Again, it's instructive to look beyond the direct profit-and-loss comparison of running an individual train and examine instead what it means to invest taxpayer dollars in infrastructure. Do those dollars make the communities -- and their voting populations -- better off? Do those dollars make it possible to attract private capital? Do those dollars set the stage for growth?

The answer is not killing off the National Network, but recognizing it for what it is -- an economic engine in the communities it serves -- and exploiting it as a powerful tool in the development toolbox. An illustration of what is possible when you add frequencies and public/private partnership comes from the experience of the New England states when they launched The Downeaster Corridor, a success which could be replicated on the U.S. Southeastern Gulf Coast (more on that in a minute).

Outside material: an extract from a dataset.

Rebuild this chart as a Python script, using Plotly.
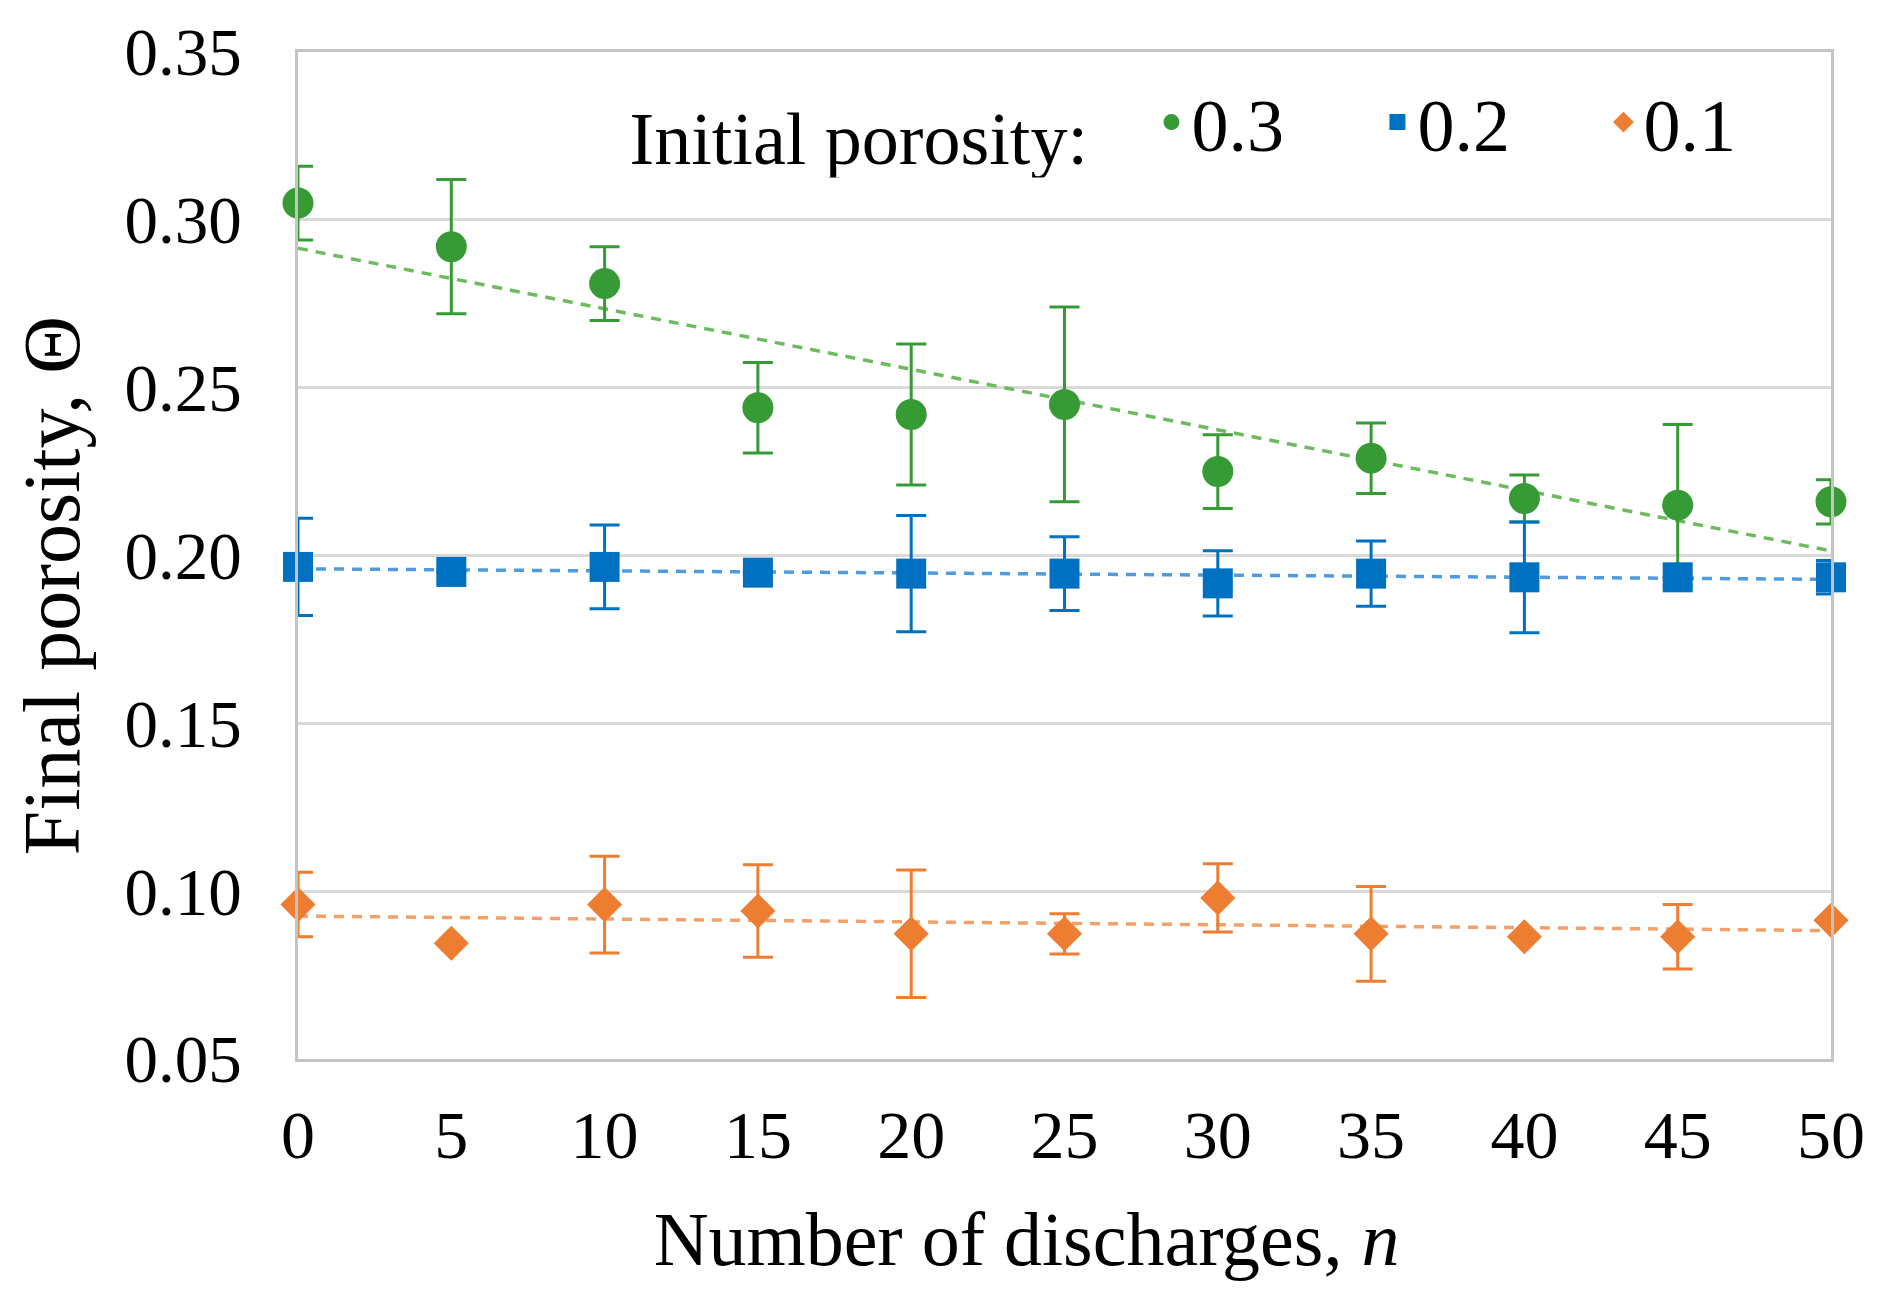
import numpy as np
import plotly.graph_objects as go

# ---- data ----
n_discharges = [0, 5, 10, 15, 20, 25, 30, 35, 40, 45, 50]

por_03 = [0.305, 0.292, 0.281, 0.244, 0.242, 0.245, 0.225, 0.229, 0.217, 0.215, 0.216]
err_03 = [0.011, 0.020, 0.011, 0.0135, 0.021, 0.029, 0.011, 0.0105, 0.007, 0.024, 0.0066]

por_02 = [0.1966, 0.1951, 0.1966, 0.1949, 0.1946, 0.1946, 0.1917, 0.1946, 0.1935, 0.1935, 0.1935]
err_02 = [0.0145, 0.0, 0.0125, 0.0, 0.0173, 0.011, 0.0097, 0.0097, 0.0165, 0.0, 0.005]

por_01 = [0.096, 0.0845, 0.096, 0.0941, 0.0873, 0.0873, 0.098, 0.0873, 0.0864, 0.0864, 0.0913]
err_01 = [0.0096, 0.0, 0.0144, 0.0138, 0.019, 0.006, 0.0102, 0.0141, 0.0, 0.0096, 0.0]

series_names = ["0.3", "0.2", "0.1"]
x_tick_vals = [0, 5, 10, 15, 20, 25, 30, 35, 40, 45, 50]
y_tick_vals = [0.05, 0.10, 0.15, 0.20, 0.25, 0.30, 0.35]

# ---- styles ----
FONT = "Liberation Serif"
NBSP = "&nbsp;"
series = [
    dict(y=por_03, e=err_03, name=series_names[0], color="#379B35", trend="#6DBB5E",
         symbol="circle", size=31),
    dict(y=por_02, e=err_02, name=series_names[1], color="#0070C0", trend="#4F9BDB",
         symbol="square", size=30),
    dict(y=por_01, e=err_01, name=series_names[2], color="#ED7D31", trend="#F3A06A",
         symbol="diamond", size=27),
]

fig = go.Figure()

# linear trendlines (least squares fit of each series)
for s in series:
    slope, intercept = np.polyfit(n_discharges, s["y"], 1)
    xs = [min(n_discharges), max(n_discharges)]
    ys = [intercept + slope * x for x in xs]
    fig.add_trace(go.Scatter(
        x=xs, y=ys, mode="lines", showlegend=False, hoverinfo="skip",
        line=dict(color=s["trend"], width=3.5, dash="10px,8px"),
        cliponaxis=False,
    ))

for s in series:
    fig.add_trace(go.Scatter(
        x=n_discharges, y=s["y"], mode="markers", name=s["name"],
        marker=dict(symbol=s["symbol"], size=s["size"], color=s["color"],
                    line=dict(width=0)),
        error_y=dict(type="data", array=s["e"], visible=True,
                     color=s["color"], thickness=3, width=15),
        cliponaxis=False,
    ))

fig.update_layout(
    width=1891, height=1302,
    paper_bgcolor="white", plot_bgcolor="white",
    margin=dict(l=290, r=68, t=44, b=251),
    font=dict(family=FONT, size=66, color="#000000"),
    showlegend=True,
    legend=dict(
        orientation="h", x=0.215, y=0.93, xanchor="left", yanchor="middle",
        bgcolor="rgba(0,0,0,0)",
        title=dict(text="Initial porosity:" + NBSP * 3, side="left",
                   font=dict(family=FONT, size=74, color="#000000")),
        font=dict(family=FONT, size=74, color="#000000"),
        itemsizing="trace",
        entrywidth=181,
        traceorder="normal",
    ),
    xaxis=dict(
        range=[0, 50], tickvals=x_tick_vals, automargin=False,
        showgrid=False, zeroline=False,
        showline=True, mirror=True, linecolor="#C4C4C4", linewidth=2.5,
        ticks="", ticklabelstandoff=15, ticklabeloverflow="allow",
        tickfont=dict(family=FONT, size=68, color="#000000"),
        title=dict(text="Number of discharges, <i>n</i>" + NBSP * 4, standoff=40,
                   font=dict(family=FONT, size=76, color="#000000")),
    ),
    yaxis=dict(
        range=[0.05, 0.35], tickvals=y_tick_vals, tickformat=".2f", automargin=False,
        showgrid=True, gridcolor="#D9D9D9", gridwidth=2.5, zeroline=False,
        showline=True, mirror=True, linecolor="#C4C4C4", linewidth=2.5,
        ticks="", ticklabelstandoff=40, ticklabeloverflow="allow",
        tickfont=dict(family=FONT, size=67, color="#000000"),
        title=dict(text="Final porosity, Θ" + NBSP * 3, standoff=25,
                   font=dict(family=FONT, size=80, color="#000000")),
    ),
)

fig.write_html("out.html")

Overall, the Downeaster contributes an estimated $12 million annually to Maine’s economy and has stimulated more than $450 million in public-private development projects along the line. The Downeaster underscores in dramatic terms what can happen with smart, targeted investment – even with slower-speed conventional heavy rail service along a less-densely populated corridor.

As newspapers up and down the Northeast Corridor use the language in the newly enacted transportation bill to begin the drumbeat to divert resources solely to the NEC, at NARP we prefer to focus on other language in that measure that recognizes the economic development potential of the entire network, NEC and National Network alike. We are very encouraged by the section calling for the establishment and rapid conclusion of a working group to examine and recommend ways to restore rail service in the Gulf Coast that was wiped out by Hurricane Katrina a decade ago.

Amtrak’s own extremely conservative estimate in 2009 was that restoring service in the Gulf region would trigger the need for between $24 million and $63 million in direct investment to upgrade and re-open stations which are no longer served and build equipment, creating construction and manufacturing jobs. Further, the Mississippi communities of Meridian and Hattiesburg illustrate strong potential for job creation in other industries such as retail trade and tourism, and increased state and local tax revenues attributable to wage taxes on newly-created jobs and increased economic activity.

In Meridian, a small investment leveraging $1.5 million of local money and $5 million in grants for the downtown train station under the auspices of then-Mayor John Robert Smith has so far produced more than $115 million in benefits to the community within blocks of the station and helped re-launch a vibrant downtown. Hattiesburg can tell a similar story, where Mayor Johnny Dupree led an effort to ensure that $13.5 million was invested in its station, and now, less than 10 years later, some $80 million in private capital has been invested within three blocks of the station, which I visited and enjoyed just two months ago.

Reliable daily rail service to and from Gulfport and Biloxi, for example, can be expected to help buoy efforts to bring tourists to the burgeoning casinos in the area, with millions of dollars in additional consumer spending and activity as a result. Seven of the 12 communities between New Orleans and Jacksonville, Florida, whose service was suspended post-Katrina, have no air service, and four have no intercity bus service, leaving those four areas without any public transportation option.

Reconnecting these areas to the rest of the economy should produce a net benefit beyond direct investment in rail service by easing the Gulf Coast’s isolation from access to other markets for travel and tourism revenue. In the absence of this service, those travelling between Western and Midwestern U.S. cities on the one hand and Florida and Southeast U.S. markets on the other must make a circuitous trip through Chicago and Washington, D.C., which actively discourages travel and spending that might otherwise take place.

The economic arguments are compelling, and they illustrate why our nation must invest in both the NEC and the National Network, and resist the urge to pit regions against one another. It is, after all, the American economy we're looking to support.